Un tono pastel, benevolente, impregna el giro de la clase dirigente en el alejamiento de las directrices del régimen. Según el guión, los empresarios y los sindicatos ilegales se llegan a reconocer como interlocutores, en lo que no deja de ser un salto temporal porque si algún reconocimiento de parte de la patronal hubo, no fue hasta los últimos compases de la dictadura.
Claro está que no todo lo que ocurrió de un cierto peso durante la transición puede caber en una serie de seis capítulos de una hora, pero, en el quinto, reducir la protesta de los presos sociales de julio de 1977, la revuelta de la COPEL (Coordinadora de presos en lucha), a una impugnación de la Ley de Peligrosidad Social (sobre drogas, prostitución y homosexualidad) constituye una difuminación de su naturaleza.
En el primer episodio, la ejecución del dirigente del PCE Julián Grimau es (1963) es expuesta amplia y merecidamente, sin embargo, sus nueve minutos se deslucen por la invisibilidad de la ejecución de los anarquistas Joaquín Delgado y Francisco Granados en el mismo año. Al anarquista Salvador Puig Antich, ejecutado al garrote vil, se le menciona, pero no se explica casi nada de él.
En su conjunto, la serie distribuye un discurso homogéneo laudatorio de la democracia realmente alcanzada, tal como se desprende de su título (La conquista de la democracia), a través de todos los testimonios que también reconocen el papel de las movilizaciones, en particular, la obrera.
Posee el innegable valor de superar visiones centradas en el papel de las elites en el cambio político y poner en el centro a los movimientos sociales -en primer término, el obrero- y la oposición, que ciertamente, fueron los que provocaron la crisis de la dictadura e hicieron inviable su continuidad sin Franco.

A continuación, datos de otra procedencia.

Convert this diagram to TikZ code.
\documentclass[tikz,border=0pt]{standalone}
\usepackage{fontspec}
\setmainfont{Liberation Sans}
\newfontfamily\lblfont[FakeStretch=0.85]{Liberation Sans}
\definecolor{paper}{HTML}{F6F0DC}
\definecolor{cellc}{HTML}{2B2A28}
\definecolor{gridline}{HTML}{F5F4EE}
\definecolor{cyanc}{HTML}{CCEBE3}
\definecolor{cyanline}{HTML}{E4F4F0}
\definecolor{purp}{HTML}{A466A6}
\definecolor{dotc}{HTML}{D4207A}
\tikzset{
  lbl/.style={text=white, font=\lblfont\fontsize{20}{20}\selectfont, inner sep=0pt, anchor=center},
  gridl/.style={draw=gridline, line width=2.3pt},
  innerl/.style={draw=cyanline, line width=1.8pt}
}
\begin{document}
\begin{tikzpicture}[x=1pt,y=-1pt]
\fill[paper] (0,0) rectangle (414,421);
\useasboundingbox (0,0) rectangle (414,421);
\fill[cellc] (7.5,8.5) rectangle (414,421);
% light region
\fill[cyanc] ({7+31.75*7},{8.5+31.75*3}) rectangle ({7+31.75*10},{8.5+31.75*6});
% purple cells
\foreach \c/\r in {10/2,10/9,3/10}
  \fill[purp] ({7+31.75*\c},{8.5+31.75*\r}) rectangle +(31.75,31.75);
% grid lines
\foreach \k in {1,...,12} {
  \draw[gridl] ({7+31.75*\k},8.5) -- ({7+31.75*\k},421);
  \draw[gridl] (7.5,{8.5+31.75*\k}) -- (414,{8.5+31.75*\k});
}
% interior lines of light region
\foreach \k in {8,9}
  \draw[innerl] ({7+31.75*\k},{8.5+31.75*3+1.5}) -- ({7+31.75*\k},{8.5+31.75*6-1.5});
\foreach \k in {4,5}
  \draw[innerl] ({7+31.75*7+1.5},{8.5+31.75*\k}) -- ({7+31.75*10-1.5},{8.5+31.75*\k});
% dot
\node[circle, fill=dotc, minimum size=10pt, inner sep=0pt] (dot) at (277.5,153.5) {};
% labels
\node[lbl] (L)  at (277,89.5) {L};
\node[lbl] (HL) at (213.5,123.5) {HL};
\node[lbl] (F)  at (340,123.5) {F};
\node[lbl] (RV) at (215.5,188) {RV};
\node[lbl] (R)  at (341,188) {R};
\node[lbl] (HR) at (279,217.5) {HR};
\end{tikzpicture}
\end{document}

La otra cara de la moneda, sin embargo, es su visión triunfalista del cambio político que finalmente se produjo. Se trataría, según el relato de la serie, de la consecución completa de todos los objetivos y aspiraciones de la lucha antifranquista desde 1956 (los cuales, según se viene a sugerir, ya estaban cifrados en la política de Reconciliación Nacional del PCE, aunque se omite que este salió más que maltrecho de la transición). Se trata de un final feliz que ignora por completo la presencia y el desarrollo, en el curso de la lucha, de aspiraciones que tendían a una transformación mucho más profunda de las estructuras, tanto las políticas como las sociales, y deja fuera del cuadro también los factores que las frustraron. El tótem de la democracia realmente existente como única posible, con toda su carga de determinismo retrospectivo, hace un flaco favor a la comprensión crítica de nuestro pasado y nuestro presente.